Jimmy Weinstein took things personally but managed not to personalize them. Let me explain. Ham Fish and I came to The Nation (as publisher and editor) in the late ’70s, not long after Jimmy had founded In These Times. Weinstein famously used to complain that when he started In These Times he thought he would be an editor, but he soon discovered that what he really had to be was a beggar. Regarding The Nation, he had an additional complaint. When he discovered that two or three of his friends who had given In These Times a modest sum had signed on to give The Nation $50,000 each, he told Alexander Cockburn, who was then writing the “Press Clips” column for the Village Voice, that The Nation had the ability to raise that kind of money and he didn’t for two reasons: First, The Nation was an institution, more than a hundred years old, and second, “Hamilton Fish the fourth [actually the fifth] is the publisher.
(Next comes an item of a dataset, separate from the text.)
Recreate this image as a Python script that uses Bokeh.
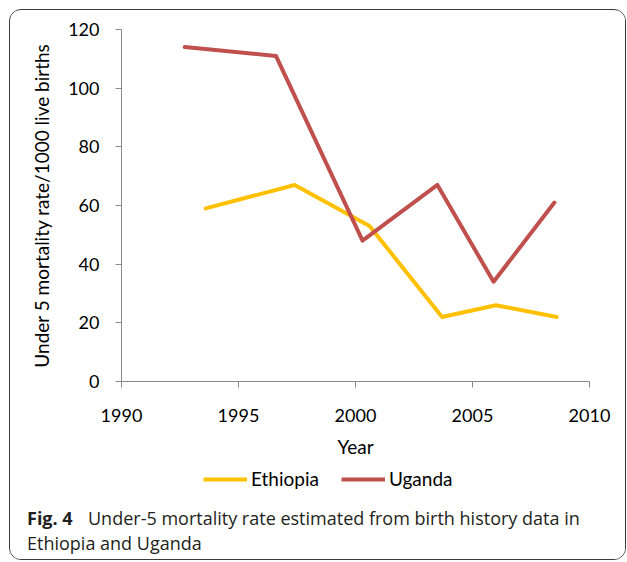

A ruling class WASP. He goes to my Jewish friends for money and they shell out for him. If I go, I’m just one of the boys. I’m only worth $1,000 and he’s worth $50,000.”
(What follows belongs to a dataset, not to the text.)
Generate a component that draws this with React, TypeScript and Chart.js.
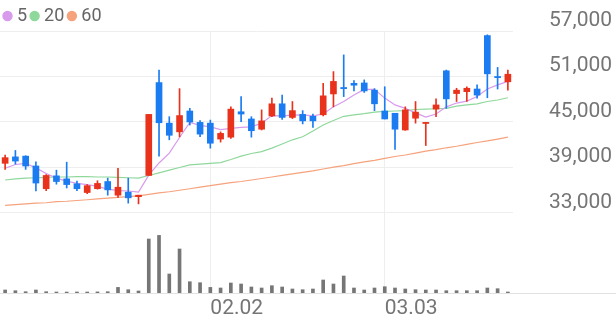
import React, { useEffect, useRef } from 'react';
import { Chart, registerables } from 'chart.js';

Chart.register(...registerables);

const DATES = [
  '01.05', '01.06', '01.07', '01.08', '01.09', '01.12', '01.13', '01.14', '01.15', '01.16',
  '01.19', '01.20', '01.21', '01.22', '01.23', '01.26', '01.27', '01.28', '01.29', '01.30',
  '02.02', '02.03', '02.04', '02.05', '02.06', '02.09', '02.10', '02.11', '02.12', '02.13',
  '02.19', '02.20', '02.23', '02.24', '02.25', '02.26', '02.27', '03.03', '03.04', '03.05',
  '03.06', '03.09', '03.10', '03.11', '03.12', '03.13', '03.16', '03.17', '03.18', '03.19',
];
const TICK_DATES = ['02.02', '03.03'];
const PRICE_TICKS = [33000, 39000, 45000, 51000, 57000];

const OPEN = [
  39550, 40400, 40500, 39200, 36200, 37900, 37500, 36850, 35700, 36200,
  37150, 35350, 35750, 35150, 37950, 50200, 44850, 43700, 46450, 44950,
  44850, 42750, 43000, 46350, 45400, 44050, 45800, 47400, 45600, 46000,
  45750, 45950, 48700, 49550, 50100, 50150, 49200, 46450, 46150, 43950,
  45500, 44800, 46700, 51750, 48750, 49000, 49350, 56400, 51000, 50300,
];
const HIGH = [
  40650, 41250, 40550, 39750, 38050, 38650, 39700, 37200, 36750, 37250,
  37600, 38900, 37600, 35350, 46000, 51850, 45700, 49400, 46800, 45200,
  45250, 43700, 47000, 48350, 45700, 46600, 48150, 48550, 47700, 46500,
  46050, 50100, 51650, 53850, 50450, 50550, 49400, 49650, 46150, 47000,
  47700, 44950, 48050, 51850, 49450, 49650, 49900, 56500, 52200, 51850,
];
const LOW = [
  38750, 39450, 38750, 35900, 35950, 36800, 36300, 35950, 35550, 36150,
  35350, 35050, 34300, 34200, 37950, 40500, 42650, 43050, 44600, 43050,
  41550, 42350, 42850, 45050, 43000, 43950, 45700, 45350, 45450, 44750,
  44300, 45800, 47000, 48350, 49100, 48900, 46500, 45400, 41400, 43900,
  44850, 41900, 45700, 46800, 47700, 47700, 48150, 48200, 49350, 49200,
];
const CLOSE = [
  40300, 39850, 39200, 36950, 37950, 37150, 36750, 36200, 36600, 36900,
  36050, 36400, 35000, 35350, 46000, 44900, 43250, 45850, 45000, 43400,
  42200, 43500, 46700, 46050, 43850, 45150, 47400, 45600, 46500, 45150,
  45150, 48450, 50350, 49400, 49850, 49100, 47400, 45400, 44050, 46600,
  46300, 44950, 47250, 48050, 49200, 49450, 48550, 51350, 50850, 51300,
];
const VOLUME = [
  150000, 115000, 65000, 150000, 65000, 50000, 48000, 52000, 50000, 55000,
  65000, 280000, 165000, 100000, 2700000, 2880000, 950000, 2200000, 565000, 515000,
  280000, 250000, 500000, 450000, 300000, 250000, 365000, 300000, 200000, 165000,
  200000, 650000, 450000, 850000, 250000, 150000, 250000, 315000, 250000, 200000,
  165000, 150000, 150000, 115000, 115000, 115000, 115000, 250000, 215000, 50000,
];
const MA5 = [
  38900, 39400, 39550, 38950, 38200, 37600, 37200, 36900, 36750, 36500,
  36150, 35950, 35900, 35750, 38000, 39600, 40900, 42950, 44950, 44550,
  44350, 44000, 44150, 44300, 44350, 44850, 45850, 45800, 45900, 45950,
  45800, 46050, 47000, 47700, 48550, 49300, 49300, 48150, 47250, 46800,
  46200, 45650, 46050, 47000, 47500, 47750, 48350, 49350, 49900, 50350,
];
const MA20 = [
  37350, 37500, 37600, 37650, 37700, 37750, 37750, 37800, 37800, 37750,
  37750, 37700, 37650, 37600, 37950, 38300, 38650, 39000, 39350, 39450,
  39550, 39650, 40050, 40500, 40850, 41100, 41550, 42100, 42650, 43050,
  43800, 44600, 45200, 45750, 45950, 46100, 46300, 46400, 46450, 46500,
  46650, 46700, 46750, 46800, 47100, 47250, 47400, 47700, 47900, 48200,
];
const MA60 = [
  34000, 34100, 34200, 34300, 34350, 34500, 34550, 34650, 34750, 34850,
  34950, 35050, 35150, 35250, 35450, 35650, 35800, 36000, 36200, 36400,
  36600, 36800, 37000, 37150, 37350, 37550, 37750, 37950, 38150, 38350,
  38550, 38800, 39050, 39250, 39500, 39750, 39950, 40200, 40450, 40650,
  40900, 41150, 41350, 41600, 41800, 42050, 42300, 42500, 42750, 43000,
];

const RED = '#e8321c';
const BLUE = '#1a7cf0';
const C5 = '#d89aec';
const C20 = '#8fd89c';
const C60 = '#f6a27c';
const VOL = '#767676';
const GRID = '#eeeeee';
const TEXT = '#757575';
const FONT = 'Roboto, "Noto Sans", sans-serif';

const fmt = (v: number) => String(Math.round(v)).replace(/\B(?=(\d{3})+(?!\d))/g, ',');

const baselinePlugin = {
  id: 'baseline',
  beforeDatasetsDraw(chart: any) {
    const { ctx, chartArea } = chart;
    ctx.save();
    ctx.strokeStyle = '#e2e2e2';
    ctx.lineWidth = 1;
    ctx.beginPath();
    ctx.moveTo(0, chartArea.bottom + 0.5);
    ctx.lineTo(chart.width, chartArea.bottom + 0.5);
    ctx.stroke();
    ctx.restore();
  },
};

export default function App() {
  const ref = useRef<HTMLCanvasElement>(null);

  useEffect(() => {
    document.body.style.margin = '0';
    const candleColor = (c: any) => (CLOSE[c.dataIndex] >= OPEN[c.dataIndex] ? RED : BLUE);
    const lineDs = (label: string, data: number[], color: string) => ({
      type: 'line' as const,
      label,
      data,
      borderColor: color,
      backgroundColor: color,
      borderWidth: 1.2,
      pointRadius: 0,
      pointStyle: 'circle',
      tension: 0,
      order: 10,
      yAxisID: 'y',
    });

    const chart = new Chart(ref.current as HTMLCanvasElement, {
      type: 'bar',
      data: {
        labels: DATES,
        datasets: [
          lineDs('5', MA5, C5),
          lineDs('20', MA20, C20),
          lineDs('60', MA60, C60),
          {
            type: 'bar',
            label: 'wick',
            data: LOW.map((l, i) => [l, HIGH[i]]),
            backgroundColor: candleColor,
            barThickness: 1,
            grouped: false,
            order: 3,
            yAxisID: 'y',
          },
          {
            type: 'bar',
            label: 'body',
            data: OPEN.map((o, i) => [o, CLOSE[i]]),
            backgroundColor: candleColor,
            barThickness: 6,
            grouped: false,
            order: 2,
            yAxisID: 'y',
          },
          {
            type: 'bar',
            label: 'volume',
            data: VOLUME,
            backgroundColor: VOL,
            barThickness: 3,
            grouped: false,
            order: 1,
            yAxisID: 'yv',
          },
        ] as any,
      },
      options: {
        responsive: false,
        animation: false,
        events: [],
        layout: { padding: 0 },
        plugins: {
          legend: {
            display: true,
            position: 'top',
            align: 'start',
            maxHeight: 31,
            labels: {
              usePointStyle: true,
              pointStyle: 'circle',
              boxWidth: 1,
              boxHeight: 6.5,
              padding: 7,
              color: '#666666',
              font: { family: FONT, size: 18 },
              filter: (item: any) => ['5', '20', '60'].includes(item.text),
            },
          },
          tooltip: { enabled: false },
        },
        scales: {
          x: {
            type: 'category',
            offset: true,
            grid: {
              offset: false,
              drawTicks: false,
              color: (c: any) => (TICK_DATES.includes(DATES[c.index]) ? GRID : 'rgba(0,0,0,0)'),
            },
            border: { display: false },
            ticks: {
              autoSkip: false,
              maxRotation: 0,
              minRotation: 0,
              align: 'start',
              padding: 3,
              color: TEXT,
              font: { family: FONT, size: 21 },
              callback: (_v: any, i: number) => (TICK_DATES.includes(DATES[i]) ? DATES[i] : ''),
            },
            afterFit: (s: any) => {
              s.height = 28;
              s.paddingLeft = 0;
              s.paddingRight = 0;
            },
          },
          y: {
            type: 'linear',
            position: 'right',
            min: 22450,
            max: 57000,
            grid: { color: GRID, drawTicks: false },
            border: { display: false },
            ticks: {
              align: 'end',
              crossAlign: 'near',
              padding: 36,
              color: TEXT,
              font: { family: FONT, size: 21 },
              callback: (v: any) => fmt(Number(v)),
            },
            afterBuildTicks: (s: any) => {
              s.ticks = PRICE_TICKS.map((v) => ({ value: v }));
            },
            afterFit: (s: any) => {
              s.width = 103;
              s.paddingTop = 0;
              s.paddingBottom = 0;
            },
          },
          yv: {
            type: 'linear',
            display: false,
            min: 0,
            max: 13100000,
          },
        },
      } as any,
      plugins: [baselinePlugin],
    });

    return () => chart.destroy();
  }, []);

  return <canvas ref={ref} width={616} height={321} style={{ display: 'block' }} />;
}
Of course Jimmy was more than “one of the boys.” A couple of other late ’70s start-ups – Dave Dellinger’s Seven Days, which aspired to be a radical Time, and Tom Morgan’s Politicks, which was more center-liberal than radical – are no longer with us. But Jimmy, an idealist with no illusions, was indefatigable. In the summer of 1982 he told me that if he didn’t raise the requisite money by the end of year, he might have to shut down the paper, and he sent out a mailing telling his friends “Without your help, we will join Braniff, the A&P and International Harvester on the dustheap of the Reagan recession.” The Nation ran a front-page editorial reporting his message and a few days later he was on the phone: “It worked! We just got a check for $10,000.”
After he finally decided it was time to pack it in, and write another book, In These Times needed a new publisher. It didn’t surprise me that he recruited Hamilton Fish to head up the search.